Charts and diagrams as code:
"""

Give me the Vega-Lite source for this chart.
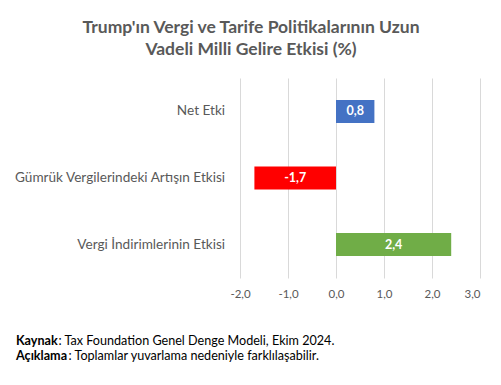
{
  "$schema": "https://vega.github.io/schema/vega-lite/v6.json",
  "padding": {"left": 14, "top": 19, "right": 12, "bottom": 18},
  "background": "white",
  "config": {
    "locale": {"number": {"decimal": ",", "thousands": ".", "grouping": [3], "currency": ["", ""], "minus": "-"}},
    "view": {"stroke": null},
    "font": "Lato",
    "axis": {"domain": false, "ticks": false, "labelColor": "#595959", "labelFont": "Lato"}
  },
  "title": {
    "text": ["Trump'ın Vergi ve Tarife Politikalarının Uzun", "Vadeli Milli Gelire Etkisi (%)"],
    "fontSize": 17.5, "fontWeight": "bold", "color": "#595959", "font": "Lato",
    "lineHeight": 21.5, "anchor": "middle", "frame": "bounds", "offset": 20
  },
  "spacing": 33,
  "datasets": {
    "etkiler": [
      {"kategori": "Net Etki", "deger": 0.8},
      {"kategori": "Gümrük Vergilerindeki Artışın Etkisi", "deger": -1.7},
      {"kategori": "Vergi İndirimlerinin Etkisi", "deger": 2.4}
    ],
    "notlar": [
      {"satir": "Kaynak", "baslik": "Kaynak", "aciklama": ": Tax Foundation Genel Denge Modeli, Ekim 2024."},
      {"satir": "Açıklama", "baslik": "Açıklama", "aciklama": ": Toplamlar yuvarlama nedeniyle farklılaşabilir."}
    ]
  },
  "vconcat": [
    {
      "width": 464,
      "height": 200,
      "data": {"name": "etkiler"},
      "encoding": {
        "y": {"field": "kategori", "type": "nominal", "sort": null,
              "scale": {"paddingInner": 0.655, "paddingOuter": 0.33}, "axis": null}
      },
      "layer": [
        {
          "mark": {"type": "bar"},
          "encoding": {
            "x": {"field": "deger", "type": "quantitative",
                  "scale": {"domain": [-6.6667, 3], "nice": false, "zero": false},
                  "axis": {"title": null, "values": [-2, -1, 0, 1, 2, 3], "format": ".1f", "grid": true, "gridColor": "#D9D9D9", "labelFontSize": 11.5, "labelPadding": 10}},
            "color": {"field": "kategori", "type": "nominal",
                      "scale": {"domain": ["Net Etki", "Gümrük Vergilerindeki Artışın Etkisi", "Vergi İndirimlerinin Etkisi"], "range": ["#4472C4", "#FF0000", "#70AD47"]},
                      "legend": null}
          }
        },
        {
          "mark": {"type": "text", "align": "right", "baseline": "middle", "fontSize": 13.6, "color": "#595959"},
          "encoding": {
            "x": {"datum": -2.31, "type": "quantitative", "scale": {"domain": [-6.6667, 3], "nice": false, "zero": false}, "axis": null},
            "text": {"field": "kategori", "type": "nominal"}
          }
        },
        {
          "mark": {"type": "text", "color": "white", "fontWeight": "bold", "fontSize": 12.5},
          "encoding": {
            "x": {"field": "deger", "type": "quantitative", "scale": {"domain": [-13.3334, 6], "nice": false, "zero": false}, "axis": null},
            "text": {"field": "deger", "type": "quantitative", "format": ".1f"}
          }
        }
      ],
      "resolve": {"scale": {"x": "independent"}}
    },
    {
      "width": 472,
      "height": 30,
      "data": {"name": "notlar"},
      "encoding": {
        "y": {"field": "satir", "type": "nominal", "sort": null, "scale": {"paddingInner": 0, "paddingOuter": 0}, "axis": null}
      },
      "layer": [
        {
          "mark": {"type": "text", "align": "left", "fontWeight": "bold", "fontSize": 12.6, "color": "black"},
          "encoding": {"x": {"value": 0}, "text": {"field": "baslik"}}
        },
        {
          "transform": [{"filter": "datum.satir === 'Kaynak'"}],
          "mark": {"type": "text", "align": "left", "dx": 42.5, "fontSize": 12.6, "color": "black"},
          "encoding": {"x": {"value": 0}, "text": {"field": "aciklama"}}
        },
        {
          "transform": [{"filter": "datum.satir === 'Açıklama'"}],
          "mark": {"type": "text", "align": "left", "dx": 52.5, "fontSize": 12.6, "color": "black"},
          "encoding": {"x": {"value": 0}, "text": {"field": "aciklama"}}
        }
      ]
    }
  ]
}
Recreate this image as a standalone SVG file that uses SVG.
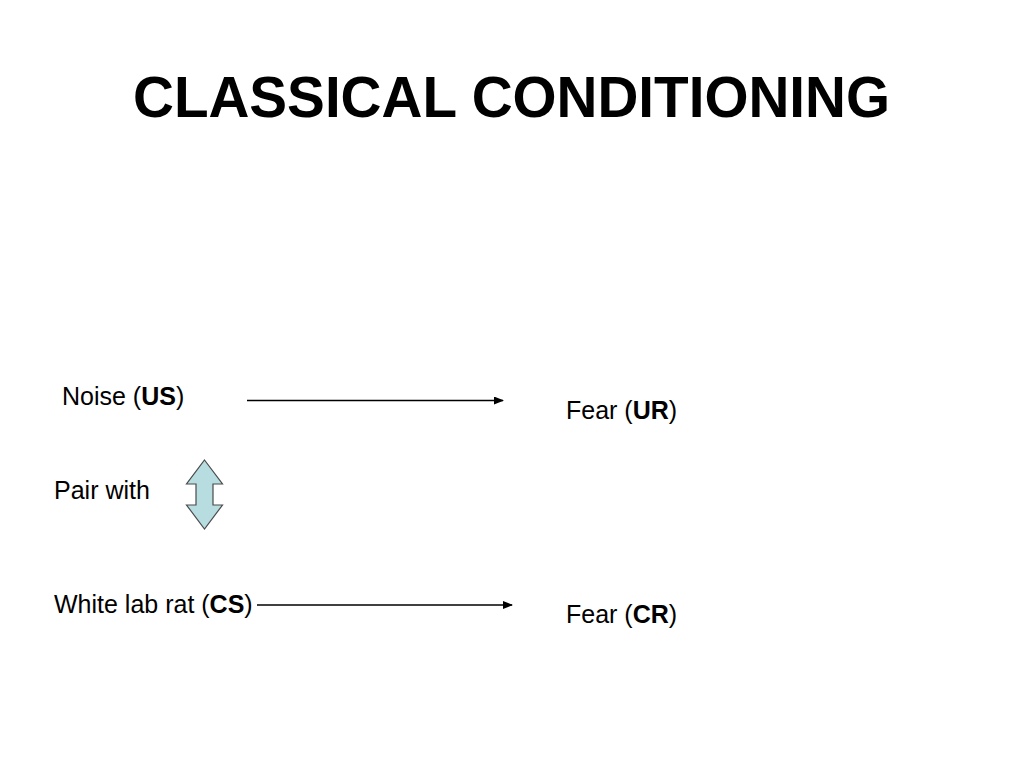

"""

(Set task) Drop the images and quote the entries word for word.

(Completed exercise)
Give me the Vega-Lite source for this chart.
{
  "$schema": "https://vega.github.io/schema/vega-lite/v6.json",
  "padding": {"left": 14, "top": 19, "right": 12, "bottom": 18},
  "background": "white",
  "config": {
    "locale": {"number": {"decimal": ",", "thousands": ".", "grouping": [3], "currency": ["", ""], "minus": "-"}},
    "view": {"stroke": null},
    "font": "Lato",
    "axis": {"domain": false, "ticks": false, "labelColor": "#595959", "labelFont": "Lato"}
  },
  "title": {
    "text": ["Trump'ın Vergi ve Tarife Politikalarının Uzun", "Vadeli Milli Gelire Etkisi (%)"],
    "fontSize": 17.5, "fontWeight": "bold", "color": "#595959", "font": "Lato",
    "lineHeight": 21.5, "anchor": "middle", "frame": "bounds", "offset": 20
  },
  "spacing": 33,
  "datasets": {
    "etkiler": [
      {"kategori": "Net Etki", "deger": 0.8},
      {"kategori": "Gümrük Vergilerindeki Artışın Etkisi", "deger": -1.7},
      {"kategori": "Vergi İndirimlerinin Etkisi", "deger": 2.4}
    ],
    "notlar": [
      {"satir": "Kaynak", "baslik": "Kaynak", "aciklama": ": Tax Foundation Genel Denge Modeli, Ekim 2024."},
      {"satir": "Açıklama", "baslik": "Açıklama", "aciklama": ": Toplamlar yuvarlama nedeniyle farklılaşabilir."}
    ]
  },
  "vconcat": [
    {
      "width": 464,
      "height": 200,
      "data": {"name": "etkiler"},
      "encoding": {
        "y": {"field": "kategori", "type": "nominal", "sort": null,
              "scale": {"paddingInner": 0.655, "paddingOuter": 0.33}, "axis": null}
      },
      "layer": [
        {
          "mark": {"type": "bar"},
          "encoding": {
            "x": {"field": "deger", "type": "quantitative",
                  "scale": {"domain": [-6.6667, 3], "nice": false, "zero": false},
                  "axis": {"title": null, "values": [-2, -1, 0, 1, 2, 3], "format": ".1f", "grid": true, "gridColor": "#D9D9D9", "labelFontSize": 11.5, "labelPadding": 10}},
            "color": {"field": "kategori", "type": "nominal",
                      "scale": {"domain": ["Net Etki", "Gümrük Vergilerindeki Artışın Etkisi", "Vergi İndirimlerinin Etkisi"], "range": ["#4472C4", "#FF0000", "#70AD47"]},
                      "legend": null}
          }
        },
        {
          "mark": {"type": "text", "align": "right", "baseline": "middle", "fontSize": 13.6, "color": "#595959"},
          "encoding": {
            "x": {"datum": -2.31, "type": "quantitative", "scale": {"domain": [-6.6667, 3], "nice": false, "zero": false}, "axis": null},
            "text": {"field": "kategori", "type": "nominal"}
          }
        },
        {
          "mark": {"type": "text", "color": "white", "fontWeight": "bold", "fontSize": 12.5},
          "encoding": {
            "x": {"field": "deger", "type": "quantitative", "scale": {"domain": [-13.3334, 6], "nice": false, "zero": false}, "axis": null},
            "text": {"field": "deger", "type": "quantitative", "format": ".1f"}
          }
        }
      ],
      "resolve": {"scale": {"x": "independent"}}
    },
    {
      "width": 472,
      "height": 30,
      "data": {"name": "notlar"},
      "encoding": {
        "y": {"field": "satir", "type": "nominal", "sort": null, "scale": {"paddingInner": 0, "paddingOuter": 0}, "axis": null}
      },
      "layer": [
        {
          "mark": {"type": "text", "align": "left", "fontWeight": "bold", "fontSize": 12.6, "color": "black"},
          "encoding": {"x": {"value": 0}, "text": {"field": "baslik"}}
        },
        {
          "transform": [{"filter": "datum.satir === 'Kaynak'"}],
          "mark": {"type": "text", "align": "left", "dx": 42.5, "fontSize": 12.6, "color": "black"},
          "encoding": {"x": {"value": 0}, "text": {"field": "aciklama"}}
        },
        {
          "transform": [{"filter": "datum.satir === 'Açıklama'"}],
          "mark": {"type": "text", "align": "left", "dx": 52.5, "fontSize": 12.6, "color": "black"},
          "encoding": {"x": {"value": 0}, "text": {"field": "aciklama"}}
        }
      ]
    }
  ]
}
Recreate this image as a standalone SVG file that uses SVG.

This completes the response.